I first heard about ‘The Icecreamists’ on a hen weekend when all the girls were chatting furiously scandalised by the ‘breast milk’ ice-cream. Apparently it was the latest gossip, and I knew nothing of it. I was soon brought up to speed, a new off the wall ice-cream parlour in Covent Garden selling unusual and bizarre flavours. Labelled ‘baby gaga’ (for which the similarly named singer is suing, by the way), this extreme variety of ice-cream is actually made from real human breast milk.

Located down a side street in Covent Garden, I popped along there one lunchbreak to experience the revolution myself. Annoyingly the flavour in question had run out, the plastic uniformed girl assured me more would be coming in next week. Then she told me her opinions on the matter: “it is nice, and quite sweet, you’d never guess it is breast milk”. I am intrigued, though admittedly a little relieved that there wasn’t any for me to try. Instead I tasted ‘Priscilla Cream of the Dessert’, appropriate I thought as it is my favourite musical, and luxuriously made with white chocolate, baileys and horlicks it sounded appealing. It was delicious especially with the pretty crunchy decorations that are sprinkled generously on the top. I was also tempted by ‘the sex bomb’ which I read is made from fior di latte, citrus and natural stimulant (!) and ‘cold sweat’ which is a combination of chilli, ginger and lemongrass, so all the essential ingredients of a Thai curry then?
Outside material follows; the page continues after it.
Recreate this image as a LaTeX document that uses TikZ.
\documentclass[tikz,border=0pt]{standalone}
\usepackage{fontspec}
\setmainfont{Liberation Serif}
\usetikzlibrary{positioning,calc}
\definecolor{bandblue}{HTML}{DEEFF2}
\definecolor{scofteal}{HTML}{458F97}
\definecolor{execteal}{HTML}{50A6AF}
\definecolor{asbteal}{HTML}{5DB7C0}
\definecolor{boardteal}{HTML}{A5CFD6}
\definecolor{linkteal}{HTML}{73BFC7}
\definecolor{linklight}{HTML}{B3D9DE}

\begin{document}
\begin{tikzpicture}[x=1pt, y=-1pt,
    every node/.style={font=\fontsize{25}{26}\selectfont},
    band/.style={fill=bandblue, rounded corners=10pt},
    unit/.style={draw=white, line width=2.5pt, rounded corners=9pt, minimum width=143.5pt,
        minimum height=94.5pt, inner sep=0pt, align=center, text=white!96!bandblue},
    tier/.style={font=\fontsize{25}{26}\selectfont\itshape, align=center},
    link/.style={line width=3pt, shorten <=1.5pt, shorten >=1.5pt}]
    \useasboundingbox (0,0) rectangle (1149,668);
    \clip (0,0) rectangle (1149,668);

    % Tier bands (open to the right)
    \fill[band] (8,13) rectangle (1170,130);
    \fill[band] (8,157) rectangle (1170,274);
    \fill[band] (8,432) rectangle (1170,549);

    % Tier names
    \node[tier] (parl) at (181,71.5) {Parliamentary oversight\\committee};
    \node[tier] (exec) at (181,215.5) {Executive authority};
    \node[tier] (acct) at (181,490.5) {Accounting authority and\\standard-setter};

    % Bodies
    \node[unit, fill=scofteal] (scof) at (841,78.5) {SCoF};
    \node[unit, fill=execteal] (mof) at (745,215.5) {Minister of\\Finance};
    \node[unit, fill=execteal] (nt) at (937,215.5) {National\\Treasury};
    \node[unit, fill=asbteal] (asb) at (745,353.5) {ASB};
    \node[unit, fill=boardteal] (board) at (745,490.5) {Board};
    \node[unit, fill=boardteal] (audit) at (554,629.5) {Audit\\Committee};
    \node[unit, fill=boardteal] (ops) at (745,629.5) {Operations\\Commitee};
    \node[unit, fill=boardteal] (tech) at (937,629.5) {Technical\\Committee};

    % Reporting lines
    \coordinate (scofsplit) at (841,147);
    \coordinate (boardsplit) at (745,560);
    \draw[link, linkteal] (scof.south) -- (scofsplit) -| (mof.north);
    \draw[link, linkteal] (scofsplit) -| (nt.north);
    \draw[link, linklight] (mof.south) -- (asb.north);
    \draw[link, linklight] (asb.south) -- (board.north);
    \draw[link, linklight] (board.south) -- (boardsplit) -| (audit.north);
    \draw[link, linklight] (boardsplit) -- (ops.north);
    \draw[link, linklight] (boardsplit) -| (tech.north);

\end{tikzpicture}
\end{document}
The venue is tiny and feels a bit like a burlesque club, decked out in black and bright pink. A sultry place, with relaxed vintage music purring gently through the speakers and girls perching on stools ready to assist. Cocktails and coffees are available to accompany your dessert. Ice-creams are served, one ball in a cone for £3.95 or two balls in a tub for £5.90, so not cheap, but the trendiest snacks never are. If you are feeling really hungry there is also the gluttonous option of a knickerbocker glory, my favourite childhood pudding, costing a whopping £12.95. Despite only opening a month ago there is already a keen following and gothic merchandise is available, a particularly glitzy brooch caught my eye.
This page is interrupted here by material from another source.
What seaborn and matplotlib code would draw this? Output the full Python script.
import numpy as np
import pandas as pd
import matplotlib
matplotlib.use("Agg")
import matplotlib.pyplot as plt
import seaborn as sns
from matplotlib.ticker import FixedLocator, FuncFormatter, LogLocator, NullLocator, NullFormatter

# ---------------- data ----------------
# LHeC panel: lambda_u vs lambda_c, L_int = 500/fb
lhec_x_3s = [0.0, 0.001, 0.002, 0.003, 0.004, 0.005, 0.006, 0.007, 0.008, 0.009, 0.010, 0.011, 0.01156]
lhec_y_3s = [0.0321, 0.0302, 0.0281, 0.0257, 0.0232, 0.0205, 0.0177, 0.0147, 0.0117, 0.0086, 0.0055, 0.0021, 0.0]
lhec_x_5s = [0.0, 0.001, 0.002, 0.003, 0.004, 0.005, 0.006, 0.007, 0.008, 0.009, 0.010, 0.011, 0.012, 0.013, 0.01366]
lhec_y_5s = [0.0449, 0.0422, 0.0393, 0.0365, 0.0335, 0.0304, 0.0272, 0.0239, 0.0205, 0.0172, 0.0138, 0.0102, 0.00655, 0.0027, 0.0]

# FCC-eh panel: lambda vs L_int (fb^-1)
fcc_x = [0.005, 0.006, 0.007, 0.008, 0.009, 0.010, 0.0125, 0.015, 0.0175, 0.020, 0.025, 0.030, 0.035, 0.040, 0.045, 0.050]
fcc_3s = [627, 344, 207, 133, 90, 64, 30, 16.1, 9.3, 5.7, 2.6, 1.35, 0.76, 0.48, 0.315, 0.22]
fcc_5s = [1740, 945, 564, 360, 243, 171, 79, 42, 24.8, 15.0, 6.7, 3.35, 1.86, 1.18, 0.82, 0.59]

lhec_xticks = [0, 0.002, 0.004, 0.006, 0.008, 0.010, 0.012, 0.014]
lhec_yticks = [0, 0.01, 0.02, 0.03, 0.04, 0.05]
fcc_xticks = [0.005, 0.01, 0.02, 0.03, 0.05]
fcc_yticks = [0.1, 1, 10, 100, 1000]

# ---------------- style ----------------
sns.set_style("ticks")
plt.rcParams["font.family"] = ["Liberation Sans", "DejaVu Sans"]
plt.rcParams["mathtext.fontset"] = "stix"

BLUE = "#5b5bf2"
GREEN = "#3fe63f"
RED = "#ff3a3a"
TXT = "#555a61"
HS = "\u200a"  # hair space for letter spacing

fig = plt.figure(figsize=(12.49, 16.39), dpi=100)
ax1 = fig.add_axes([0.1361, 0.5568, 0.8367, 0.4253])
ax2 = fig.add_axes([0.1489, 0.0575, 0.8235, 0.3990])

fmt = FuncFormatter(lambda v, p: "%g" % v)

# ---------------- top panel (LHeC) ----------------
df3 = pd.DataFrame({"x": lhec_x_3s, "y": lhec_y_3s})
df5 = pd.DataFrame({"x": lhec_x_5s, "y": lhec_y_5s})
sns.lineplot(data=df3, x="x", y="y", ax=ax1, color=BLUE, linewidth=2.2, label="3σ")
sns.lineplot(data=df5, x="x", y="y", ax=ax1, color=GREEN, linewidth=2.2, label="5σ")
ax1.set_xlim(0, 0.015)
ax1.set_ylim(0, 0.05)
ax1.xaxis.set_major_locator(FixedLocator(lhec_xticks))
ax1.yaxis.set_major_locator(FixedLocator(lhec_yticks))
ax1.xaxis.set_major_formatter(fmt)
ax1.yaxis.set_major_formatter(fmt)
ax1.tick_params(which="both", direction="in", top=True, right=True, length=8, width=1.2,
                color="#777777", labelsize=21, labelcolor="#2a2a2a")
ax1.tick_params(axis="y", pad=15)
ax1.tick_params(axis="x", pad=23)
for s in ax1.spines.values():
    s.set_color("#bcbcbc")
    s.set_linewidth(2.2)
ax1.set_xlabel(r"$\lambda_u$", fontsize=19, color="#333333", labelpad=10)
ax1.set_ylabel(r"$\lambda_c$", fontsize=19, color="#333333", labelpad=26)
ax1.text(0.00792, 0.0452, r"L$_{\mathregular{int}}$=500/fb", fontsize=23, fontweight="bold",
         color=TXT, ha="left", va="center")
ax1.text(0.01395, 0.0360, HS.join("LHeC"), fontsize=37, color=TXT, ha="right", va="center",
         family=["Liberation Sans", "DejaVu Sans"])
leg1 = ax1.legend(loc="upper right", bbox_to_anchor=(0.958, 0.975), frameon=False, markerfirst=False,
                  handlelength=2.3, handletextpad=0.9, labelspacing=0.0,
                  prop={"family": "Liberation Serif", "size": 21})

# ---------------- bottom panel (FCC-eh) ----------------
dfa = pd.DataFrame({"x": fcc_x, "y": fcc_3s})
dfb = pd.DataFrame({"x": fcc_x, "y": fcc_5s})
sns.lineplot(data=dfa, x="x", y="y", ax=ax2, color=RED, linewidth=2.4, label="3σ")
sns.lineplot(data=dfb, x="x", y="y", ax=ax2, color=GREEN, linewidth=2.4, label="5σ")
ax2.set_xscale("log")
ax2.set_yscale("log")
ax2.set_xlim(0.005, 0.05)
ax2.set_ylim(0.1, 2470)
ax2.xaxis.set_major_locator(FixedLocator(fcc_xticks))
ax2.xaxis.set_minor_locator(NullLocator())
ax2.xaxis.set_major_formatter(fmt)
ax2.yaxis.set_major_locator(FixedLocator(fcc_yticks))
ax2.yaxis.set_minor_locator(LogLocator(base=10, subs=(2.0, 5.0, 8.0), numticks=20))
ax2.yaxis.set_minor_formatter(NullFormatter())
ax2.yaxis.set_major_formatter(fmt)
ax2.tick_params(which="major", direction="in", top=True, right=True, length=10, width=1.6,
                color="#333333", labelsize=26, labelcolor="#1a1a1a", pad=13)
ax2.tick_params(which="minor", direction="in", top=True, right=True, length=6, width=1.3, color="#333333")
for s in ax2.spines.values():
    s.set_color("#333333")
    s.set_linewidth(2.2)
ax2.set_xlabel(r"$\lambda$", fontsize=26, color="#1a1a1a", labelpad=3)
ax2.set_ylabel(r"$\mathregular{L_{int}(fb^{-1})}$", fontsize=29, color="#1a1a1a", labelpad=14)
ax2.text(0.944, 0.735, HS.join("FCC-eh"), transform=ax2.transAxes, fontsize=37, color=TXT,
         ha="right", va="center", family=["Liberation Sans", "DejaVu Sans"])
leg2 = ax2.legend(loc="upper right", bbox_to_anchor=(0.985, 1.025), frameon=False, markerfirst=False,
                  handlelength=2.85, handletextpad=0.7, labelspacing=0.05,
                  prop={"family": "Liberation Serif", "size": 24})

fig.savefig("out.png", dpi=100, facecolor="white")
Matt O’Connor, the man behind the operation, is not your ordinary ice-cream maker. He says he would like to serve ice-cream to the Israelis and the Palestinians as a peace initiative! And with his wacky flavours like breast milk he has become the newest anarchic Willy Wonka. You can tell he is a man with a sense of humour from the decor of the parlour, fabulously camp slogans like ‘God save the Cream’ and ‘Miss Whip Lash’ adorn the walls, and he even has a quote from Voltaire: “ Ice Cream is exquisite, what a pity it is not illegal". Well I don’t think you need to worry about that one Monsieur V, O’Connor seems to have almost succeeded in making it illegal – he recently won the battle to serve his breast milk ice-cream when Westminster Council tried to have it taken off the menu.

Whether you love or hate his ideas, everyone is screaming about the Icecreamists, so go on ... ‘lick your addiction’.

The Icecreamists is located at 15 Maiden Lane, WC2. Nearest station: Covent Garden.

1 comment:

  1. I work a minute's walk from there and keep meaning to go in but have so far failed to do so. Must make more effort!